Executives with the two companies addressed Keung's last point, claiming that the combination of trip.com's technology and Cendant's marketing clout will create a formidable alternative to both Expedia and Travelocity.
"We are not naive to the challenges of the GDS industry generally or to Galileo specifically," said Silverman, referring, in part, to the threat of GDS bypass. "There are clearly challenges, but that means opportunity."
As for what Cendant gets for its $2.9 billion purchase price, the company said the acquisition will be immediately accretive to its earnings and cash flow, adding roughly 10 cents to 14 cents to Cendant's 2002 earnings per share.
Silverman called Galileo "highly complementary to our fee-for-service model" and noted that it would allow Cendant for the first time to generate revenues from air travel, a significant business in which it has never been involved. He anticipated merger synergies of $70 million to $80 million in 2002 and more than $100 million in 2003, primarily through increased usage of Galileo's GDS and other technologies.
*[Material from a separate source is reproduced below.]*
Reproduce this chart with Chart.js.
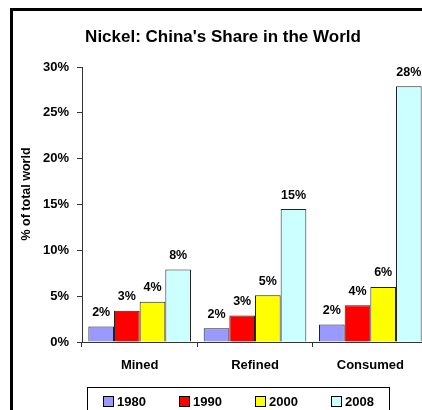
<!DOCTYPE html>
<html>
<head>
<meta charset="utf-8">
<script src="https://cdn.jsdelivr.net/npm/chart.js@4"></script>
<style>
html, body { margin: 0; padding: 0; background: #fff; overflow: hidden; }
</style>
</head>
<body>
<canvas id="chart-niquel" width="440" height="410"></canvas>
<script>
// ==================== DATOS ====================
const categorias = ['Mined', 'Refined', 'Consumed'];
const anios = ['1980', '1990', '2000', '2008'];
const valores1980 = [1.7, 1.5, 1.9];
const valores1990 = [3.4, 2.9, 4.0];
const valores2000 = [4.4, 5.1, 6.0];
const valores2008 = [7.9, 14.5, 27.9];
const ticksY = [0, 5, 10, 15, 20, 25, 30];
const colores = ['#9999FF', '#FF0000', '#FFFF00', '#CCFFFF'];
const titulo = "Nickel: China's Share in the World";
const tituloY = '% of total world';

const FUENTE = 'Arial, "Liberation Sans", sans-serif';
const series = [valores1980, valores1990, valores2000, valores2008];

// ==================== PLUGIN: marco, títulos, etiquetas y leyenda ====================
const decorado = {
    id: 'decorado',
    beforeDraw(chart) {
        const ctx = chart.ctx;
        ctx.save();
        ctx.strokeStyle = '#000';
        ctx.lineWidth = 3;
        ctx.strokeRect(11.5, 9.5, 460, 430);
        ctx.restore();
    },
    afterDraw(chart) {
        const ctx = chart.ctx;
        ctx.save();
        ctx.fillStyle = '#000';

        // título
        ctx.font = `bold 17px ${FUENTE}`;
        ctx.textAlign = 'center';
        ctx.textBaseline = 'middle';
        ctx.fillText(titulo, 223, 37);

        // título eje Y
        ctx.save();
        ctx.translate(27, 194);
        ctx.rotate(-Math.PI / 2);
        ctx.font = `bold 12.5px ${FUENTE}`;
        ctx.fillText(tituloY, 0, 0);
        ctx.restore();

        // etiquetas de datos
        ctx.font = `bold 12.5px ${FUENTE}`;
        chart.data.datasets.forEach((ds, i) => {
            chart.getDatasetMeta(i).data.forEach((bar, j) => {
                ctx.fillText(Math.round(ds.data[j]) + '%', bar.x, bar.y - 14);
            });
        });

        // leyenda con recuadro
        ctx.fillStyle = '#fff';
        ctx.fillRect(87.5, 387.5, 302, 40);
        ctx.strokeStyle = '#000';
        ctx.lineWidth = 1;
        ctx.strokeRect(87.5, 387.5, 302, 40);
        ctx.font = `bold 13px ${FUENTE}`;
        ctx.textAlign = 'left';
        chart.data.datasets.forEach((ds, i) => {
            const x = 103 + i * 76;
            ctx.fillStyle = ds.backgroundColor;
            ctx.fillRect(x + 0.5, 396.5, 10, 10);
            ctx.strokeStyle = '#000';
            ctx.strokeRect(x + 0.5, 396.5, 10, 10);
            ctx.fillStyle = '#000';
            ctx.fillText(ds.label, x + 14, 402);
        });
        ctx.restore();
    }
};

// ==================== GRÁFICO ====================
const ctx = document.getElementById('chart-niquel').getContext('2d');
new Chart(ctx, {
    type: 'bar',
    data: {
        labels: categorias,
        datasets: anios.map((a, i) => ({
            label: a,
            data: series[i],
            backgroundColor: colores[i],
            borderColor: '#222',
            borderWidth: 1
        }))
    },
    options: {
        responsive: false,
        animation: false,
        devicePixelRatio: 1,
        categoryPercentage: 0.89,
        barPercentage: 1.0,
        layout: { padding: { top: 67, right: 12, left: 0, bottom: 0 } },
        plugins: {
            legend: { display: false },
            title: { display: false },
            tooltip: { enabled: false }
        },
        scales: {
            x: {
                afterFit: s => { s.height = 68; },
                grid: { drawOnChartArea: false, tickLength: 5, color: '#333' },
                border: { color: '#333', width: 1 },
                ticks: { color: '#000', padding: 11, font: { family: FUENTE, size: 13, weight: 'bold' } }
            },
            y: {
                min: 0,
                max: 30,
                afterFit: s => { s.width = 82; },
                afterBuildTicks: s => { s.ticks = ticksY.map(v => ({ value: v })); },
                grid: { drawOnChartArea: false, tickLength: 5, color: '#333' },
                border: { color: '#333', width: 1 },
                ticks: {
                    color: '#000',
                    padding: 8,
                    font: { family: FUENTE, size: 13, weight: 'bold' },
                    callback: v => v + '%'
                }
            }
        }
    },
    plugins: [decorado]
});
</script>
</body>
</html>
The transaction also is expected to increase Cendant's free cash flow by about $350 million to $400 million in 2002.
Cendant said it plans to make no divestitures following the deal and anticipated neither a change in Galileo's operational management nor a reduction in the employee base that would impact customer service.
United Air Lines Inc., Galileo's largest shareholder, agreed to support the transaction by selling its share. Omega's Bohan viewed the severing of the Galileo-United tie as a potential downside for Galileo, but Silverman assured analysts that "We expect to enhance" that relationship.
Cendant executives would not comment on reports that they also are considering the purchase of Worldspan, but there are a number of contingencies in the Cendant-Galileo agreement that would protect Galileo shareholders from any delay resulting from regulatory scrutiny, particularly if Cendant acquires another GDS.
"We don't know if there will be another, but it's prudent to account for contingencies," said Silverman.
Said Keung, "He needs to address Worldspan shortly, because that could potentially delay the closing of Galileo.